# NEW MEMBERS - TAKE A MINUTE AND INTRODUCE YOURSELF HERE! > PROFESSIONAL ATHLETE PICTURES > PRO NEWS >  Ronnie's Transformation

## Aboot

I saw this at Muscle Nexus (from Flex m) and am reposting the link:

http://www.thebiguniverse.com/coleman/transform.html

----------


## abstrack

hella of a trANSFORMATIO, but over 12 years of bustin ass like he does. You cant take that away from the guy no matter what. The guy trains like an animal

----------


## I R Baboon

very nice, man is a beast

----------


## Rob

You an tell GH had something to do with it too...his skull has noticably gotten bigger

----------


## PJAY71

Cool animation. Regardless of the drugs... nobody lifts like him - he's next level.

----------


## Maraxus

BigRon is the man.

----------


## dalcowbag

alll natty lolol

dcb

----------


## Kärnfysikern

is the end of the transformation pic realy not morphed in anyway. Just slightely?

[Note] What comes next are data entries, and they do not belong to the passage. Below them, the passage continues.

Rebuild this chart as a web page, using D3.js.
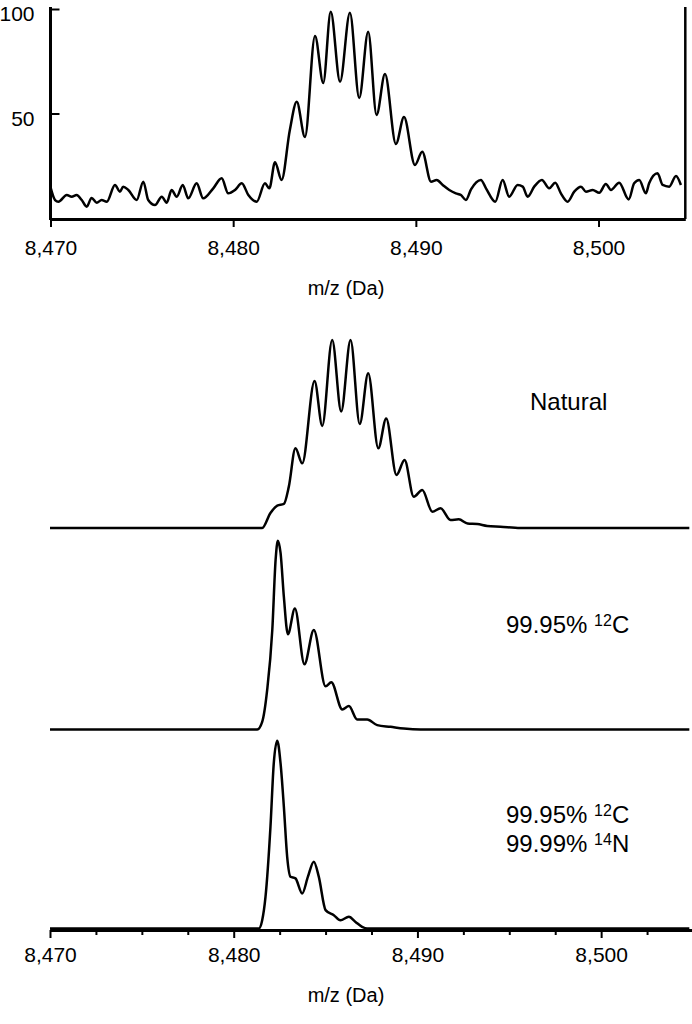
<!DOCTYPE html>
<html>
<head>
<meta charset="utf-8">
<script src="https://cdn.jsdelivr.net/npm/d3@7"></script>
<style>
body { margin: 0; background: #fff; }
text { font-family: "Liberation Sans", Arial, Helvetica, sans-serif; fill: #000; }
</style>
</head>
<body>
<svg id="chart"></svg>
<script>
const w = 692;
const h = 1024;

// measured spectrum (top panel), m/z and relative intensity
const measMz = [8470.01, 8470.25, 8470.43, 8470.89, 8471.16, 8471.43, 8471.71, 8471.98, 8472.25, 8472.53,
  8472.80, 8473.08, 8473.53, 8473.80, 8473.98, 8474.26, 8474.72, 8475.08, 8475.35, 8475.72,
  8476.09, 8476.36, 8476.63, 8476.91, 8477.24, 8477.54, 8478.00, 8478.36, 8478.91, 8479.37,
  8479.73, 8480.10, 8480.47, 8480.83, 8481.29, 8481.74, 8481.98, 8482.29, 8482.65, 8483.10,
  8483.48, 8483.93, 8484.48, 8484.93, 8485.34, 8485.85, 8486.39, 8486.90, 8487.39, 8487.85,
  8488.31, 8488.91, 8489.35, 8489.95, 8490.35, 8490.83, 8491.14, 8491.47, 8491.83, 8492.19,
  8492.47, 8492.74, 8493.02, 8493.56, 8493.84, 8494.35, 8494.75, 8495.11, 8495.57, 8495.85,
  8496.12, 8496.48, 8496.90, 8497.30, 8497.63, 8497.94, 8498.31, 8498.67, 8499.04, 8499.31,
  8499.68, 8500.04, 8500.40, 8500.68, 8501.13, 8501.65, 8501.95, 8502.23, 8502.59, 8502.77,
  8503.23, 8503.51, 8503.87, 8504.24, 8504.51];
const measInt = [14.4, 8.6, 7.8, 11.0, 10.2, 11.0, 8.6, 5.4, 9.6, 7.3,
  8.6, 7.8, 15.8, 12.6, 15.0, 13.4, 8.6, 17.4, 8.6, 6.2,
  10.2, 7.3, 13.4, 10.2, 15.8, 9.4, 16.6, 9.4, 14.2, 19.0,
  11.8, 13.4, 16.6, 11.0, 7.8, 16.6, 14.2, 26.7, 18.2, 42.0,
  55.6, 38.8, 87.1, 64.6, 98.7, 65.2, 98.2, 57.4, 89.1, 49.3,
  68.9, 35.4, 48.3, 25.4, 31.7, 17.4, 18.2, 15.8, 13.4, 11.8,
  11.0, 8.6, 13.7, 18.2, 14.2, 7.8, 18.2, 10.2, 15.8, 15.0,
  10.2, 15.0, 18.2, 14.2, 16.9, 11.8, 7.8, 12.6, 15.0, 12.6,
  13.4, 12.1, 16.3, 13.4, 16.9, 8.9, 16.6, 18.2, 11.8, 16.6,
  21.4, 15.8, 15.0, 20.1, 15.8];

// simulated distributions (bottom panels)
const natMz = [8470.0, 8481.55, 8482.00, 8482.37, 8482.73, 8483.00, 8483.36, 8483.73, 8484.40, 8484.82,
  8485.36, 8485.85, 8486.36, 8486.86, 8487.32, 8487.87, 8488.30, 8488.86, 8489.30, 8489.80,
  8490.26, 8490.81, 8491.26, 8491.80, 8492.25, 8492.73, 8493.26, 8493.80, 8494.52, 8495.60, 8504.8];
const natInt = [0, 0, 8.0, 11.9, 12.8, 22.0, 42.4, 34.4, 78.2, 54.3,
  100, 62.0, 100, 55.3, 82.3, 42.4, 58.3, 28.2, 36.2, 16.6,
  20.2, 8.7, 10.5, 4.3, 4.6, 2.4, 2.1, 1.1, 0.7, 0, 0];

const c12Mz = [8470.0, 8481.28, 8481.55, 8481.82, 8482.10, 8482.28, 8482.40, 8482.55, 8482.73, 8482.95,
  8483.33, 8483.85, 8484.36, 8485.00, 8485.31, 8485.91, 8486.27, 8486.72, 8487.27, 8487.81,
  8488.54, 8489.26, 8490.17, 8504.8];
const c12Int = [0, 0, 4.0, 20.8, 52.7, 89.8, 100, 93.5, 70.2, 50.5,
  64.1, 34.6, 52.7, 22.9, 25.0, 10.6, 12.4, 5.3, 5.3, 2.3,
  1.4, 0.5, 0, 0];

const c12n14Mz = [8470.0, 8481.37, 8481.55, 8481.73, 8482.00, 8482.18, 8482.37, 8482.55, 8482.73, 8482.91,
  8483.09, 8483.36, 8483.73, 8484.04, 8484.36, 8484.63, 8485.00, 8485.45, 8485.81, 8486.27,
  8486.63, 8486.99, 8487.26, 8504.8];
const c12n14Int = [0, 0, 4.4, 16.8, 54.1, 87.9, 100, 87.9, 64.8, 38.2,
  27.6, 26.7, 18.7, 27.6, 35.6, 27.6, 9.8, 7.1, 4.4, 6.2,
  3.5, 0.9, 0, 0];

const mzTicks = [8470, 8480, 8490, 8500];
const mzMinorTicks = [8472.5, 8475, 8477.5, 8482.5, 8485, 8487.5, 8492.5, 8495, 8497.5, 8502.5];
const intTicks = [50, 100];
const xTitle = "m/z (Da)";

const svg = d3.select("#chart")
  .attr("width", w)
  .attr("height", h);

const zip = (xs, ys) => xs.map((x, i) => [x, ys[i]]);

//draw a trace with its own scales
function trace(x, y, mz, val, width) {
  const line = d3.line()
    .x(d => x(d[0]))
    .y(d => y(d[1]))
    .curve(d3.curveMonotoneX);
  svg.append("path")
    .datum(zip(mz, val))
    .attr("d", line)
    .attr("fill", "none")
    .attr("stroke", "#000")
    .attr("stroke-width", width)
    .attr("stroke-linejoin", "round");
}

function styleAxis(g, lineWidth) {
  g.select(".domain").attr("stroke-width", lineWidth).attr("stroke", "#000");
  g.selectAll(".tick line").attr("stroke-width", 2).attr("stroke", "#000");
  g.selectAll(".tick text").style("font-size", "21px").attr("font-family", null);
}

// ---- top panel: measured spectrum ----
const xTop = d3.scaleLinear().domain([8470, 8504.75]).range([50.5, 685.3]);
const yTop = d3.scaleLinear().domain([0, 100]).range([218, 9]);

trace(xTop, yTop, measMz, measInt, 2.5);

const topBottomAxis = svg.append("g")
  .attr("transform", "translate(0,219)")
  .call(d3.axisBottom(xTop)
    .tickValues(mzTicks)
    .tickFormat(d3.format(","))
    .tickSizeInner(8)
    .tickSizeOuter(0)
    .tickPadding(13));
styleAxis(topBottomAxis, 3);

const topLeftAxis = svg.append("g")
  .attr("transform", "translate(50.5,0)")
  .call(d3.axisLeft(yTop)
    .tickValues(intTicks)
    .tickSizeInner(-9)
    .tickSizeOuter(0)
    .tickPadding(16));
styleAxis(topLeftAxis, 3);
topLeftAxis.select(".domain").attr("d", `M0,${yTop(0) + 2}V${yTop(100) - 2}`);
topLeftAxis.selectAll(".tick text").attr("y", 5);

// right frame line
svg.append("line")
  .attr("x1", xTop.range()[1]).attr("x2", xTop.range()[1])
  .attr("y1", yTop(100) - 2).attr("y2", yTop(0) + 1)
  .attr("stroke", "#000")
  .attr("stroke-width", 2.5);

svg.append("text")
  .attr("x", 346)
  .attr("y", 295)
  .attr("text-anchor", "middle")
  .style("font-size", "20px")
  .text(xTitle);

// ---- bottom panel: three simulated distributions ----
const xBot = d3.scaleLinear().domain([8470, 8505]).range([50, 693]);
const yNat = d3.scaleLinear().domain([0, 100]).range([528, 340]);
const y12 = d3.scaleLinear().domain([0, 100]).range([729.5, 540.7]);
const y12n = d3.scaleLinear().domain([0, 100]).range([928.5, 740.7]);

trace(xBot, yNat, natMz, natInt, 2.5);
trace(xBot, y12, c12Mz, c12Int, 2.5);
trace(xBot, y12n, c12n14Mz, c12n14Int, 2.5);

const minorAxis = svg.append("g")
  .attr("transform", "translate(0,930)")
  .call(d3.axisBottom(xBot)
    .tickValues(mzMinorTicks)
    .tickFormat("")
    .tickSizeInner(5)
    .tickSizeOuter(0));
styleAxis(minorAxis, 3);

const majorAxis = svg.append("g")
  .attr("transform", "translate(0,930)")
  .call(d3.axisBottom(xBot)
    .tickValues(mzTicks)
    .tickFormat(d3.format(","))
    .tickSizeInner(8)
    .tickSizeOuter(0)
    .tickPadding(9));
styleAxis(majorAxis, 3);

svg.append("text")
  .attr("x", 346)
  .attr("y", 1002)
  .attr("text-anchor", "middle")
  .style("font-size", "20px")
  .text(xTitle);

// annotations with superscript isotopes
function label(x, y, parts) {
  const t = svg.append("text")
    .attr("x", x)
    .attr("y", y)
    .style("font-size", "24px");
  parts.forEach(p => {
    if (p.sup) {
      t.append("tspan").attr("dy", -7).style("font-size", "16px").text(p.sup);
      t.append("tspan").attr("dy", 7).text(p.s);
    } else {
      t.append("tspan").text(p.s);
    }
  });
}

label(530, 410, [{ s: "Natural" }]);
label(506, 633, [{ s: "99.95% " }, { sup: "12", s: "C" }]);
label(506, 823, [{ s: "99.95% " }, { sup: "12", s: "C" }]);
label(506, 852, [{ s: "99.99% " }, { sup: "14", s: "N" }]);
</script>
</body>
</html>
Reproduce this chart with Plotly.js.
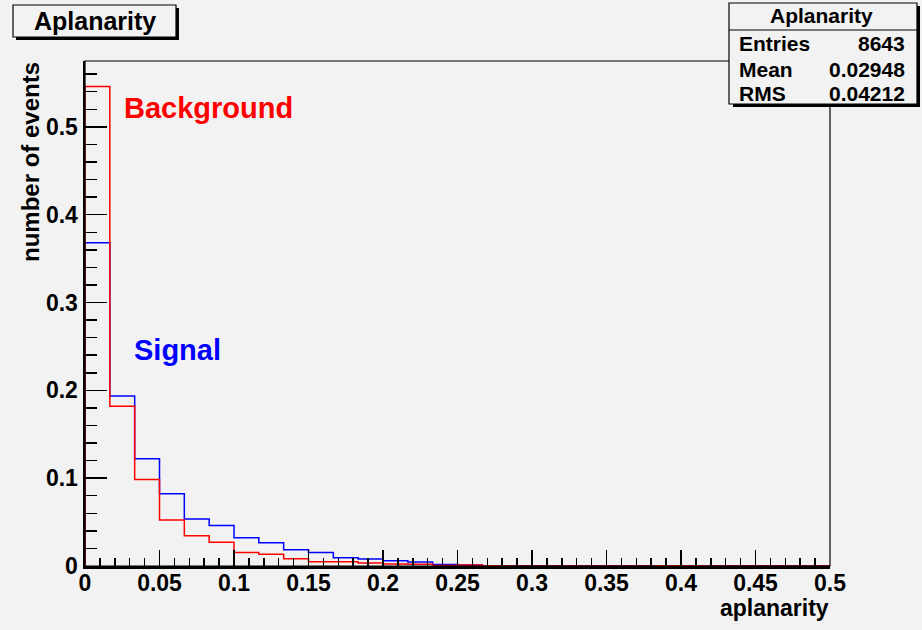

what impresses me the most is his legs god ****. both of his 1992 legs doesnt compere to even one of this current legs.

----------


## Iowa

I think one of his legs is bigger than my waist.

----------


## jollygreenGIANT

gotta love growth hormone !!

----------


## Nicky B

It looks like his arms got like 4 or 5 inches bigger  :EEK!:

----------


## Hot-Rox

Dam-n, Ronnie's a monster. 12 years later - looks like a totally different person.

----------


## 63190

76 lean pounds, Excellent work. Work ethic from hell!

----------


## angelxterminator

> 76 lean pounds, Excellent work. Work ethic from hell!


and a genetic myostatin inhibition, combined with as much GH per day as most of us bodybuilders use in a week!

I believe that i read somewhere that he uses 26iu of GH per day, but thats just speculation, so dont quote me!  :Smilie:

----------


## Cole Trickle

FCKN AWESOME !!! How do we save that MacroMediaFlash? Thanx

----------


## RussianVodka

Nice!!!

----------


## Nicky B

Even though the olympia pays 100,000 grand and indoresments he gets. That much hgh each day at around 20 i.u's that would at least 50,000 grand a year because he is propley not using jinotropin, propley humotropin or some other high quality stuff.

----------


## The Giant Killer

> FCKN AWESOME !!! How do we save that MacroMediaFlash? Thanx


http://www.thebiguniverse.com/coleman/19922004.swf

Do "save target as" on that link to save it to your pc

----------


## bor

> and a genetic myostatin inhibition, combined with as much GH per day as most of us bodybuilders use in a week!
> 
> I believe that i read somewhere that he uses 26iu of GH per day, but thats just speculation, so dont quote me!


Take Ronnie and his training and eating, and give him only the drugs that arnold and franco used, he would still be one of the top bb's in the world. Pisses me off when I show pics of Ronnie to my friends (non bb friends), and they say that its all steroids , if they took what he took they would look like him, plus he'll die in 2 years, idiots.  :Frown:

----------


## stocky121

> You an tell GH had something to do with it too...his skull has noticably gotten bigger



that's just what i was thinking

----------


## jollygreenGIANT

> Take Ronnie and his training and eating, and *give him only the drugs that arnold and franco*  used, he would still be one of the top bb's in the world. Pisses me off when I show pics of Ronnie to my friends (non bb friends), and they say that its all steroids , if they took what he took they would look like him, plus he'll die in 2 years, idiots.


i dunno about that one man.

----------


## lucabratzi

how old was he in the 92 pic

----------


## KINGKONG

> that's just what i was thinking


and his stomach it's huge compared to 92......

----------


## Ybear

What a ****ing monster Id hate to piss him off!!

challenge me and i will succeed

----------


## The Giant Killer

> how old was he in the 92 pic



Around 28 I think.

----------